Another advantage of ETFs and Mutual Funds is diversification. Both investment funds offer investors to invest in virtually all public sectors. This gives an investor the opportunity to invest in any industry without the need for expertise in those areas. It also shields the investor from losing his funds to a single investment.
Mutual funds, by design, are risk-averse. The fund manager typically sticks with trusted and liquid securities. This limits most mutual funds to stocks and bonds; ETFs do not have such restrictions.
While ETFs are also risk-averse, they are opened to all major categories. If there is a market for it, there is likely going to be an ETF for it. Some ETFs trade on asset classes, commodities, and even currencies. ETFs trade in all major sectors, industries, and countries.
ETFs Versus Mutual Funds
Now that you know the advantages of ETFs and mutual funds, how do you make your choice?
Both of them offer diversified, low-cost investments. However, they have their differences. There are three critical metrics for deciding between ETFs and mutual funds.
Need for a Real-Time Update
Mutual funds provide real-time updates. The fund managers are required by law to send regular reports and statements to shareholders. These include monthly statements and tax reports. The downside to this is an increased overhead cost, passed on to the mutual funds’ shareholders.
ETF companies, on the other hand, are not responsible to the shareholders. Therefore, they are not required to share any report with customers. However, investors can get reports from the brokerage firm with whom they have an account.
Mutual funds can only be traded at the end of the business day. On the other hand, ETFs trade like stocks on stock exchange markets to be sold at any time.
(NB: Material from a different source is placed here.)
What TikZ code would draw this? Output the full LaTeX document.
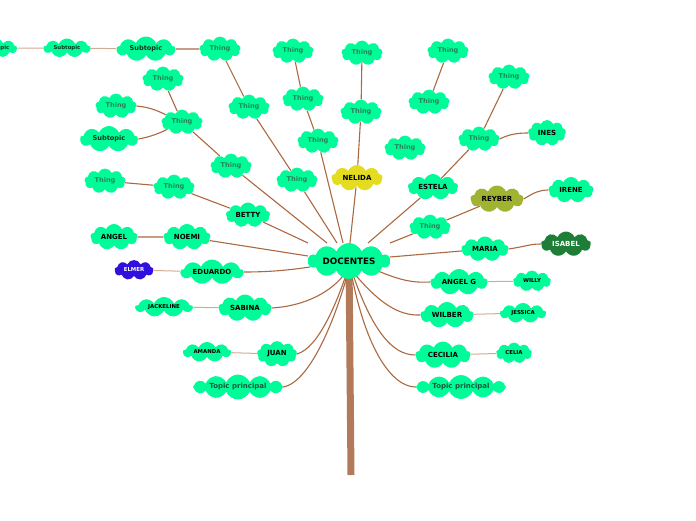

For long-term investors, the opportunity to buy or sell at any time can leave them exposed to price swings. As such, they are likely to stick with mutual funds. Day traders make their profit from price volatility, so their preferred choice is usually ETFs.
Mutual funds are managed by professionals who observe the markets and make relevant decisions. The downside to this is the management fee. Furthermore, because most professionals are risk-averse, they stick with securities that have little price volatility. This translates into lower dividends.
ETFs, live by an index; the performance of the index affects the performance of the fund. This eliminates the need for a professional find manager. The downside is that the fund is overexposed to market events. A downward move in an index is sure to bring down an ETF as no one is in charge of the account.
The advantages of ETFs and Mutual Funds make them appealing to investors. Interested investors need to make their own research and risk assessment before engaging in any investment.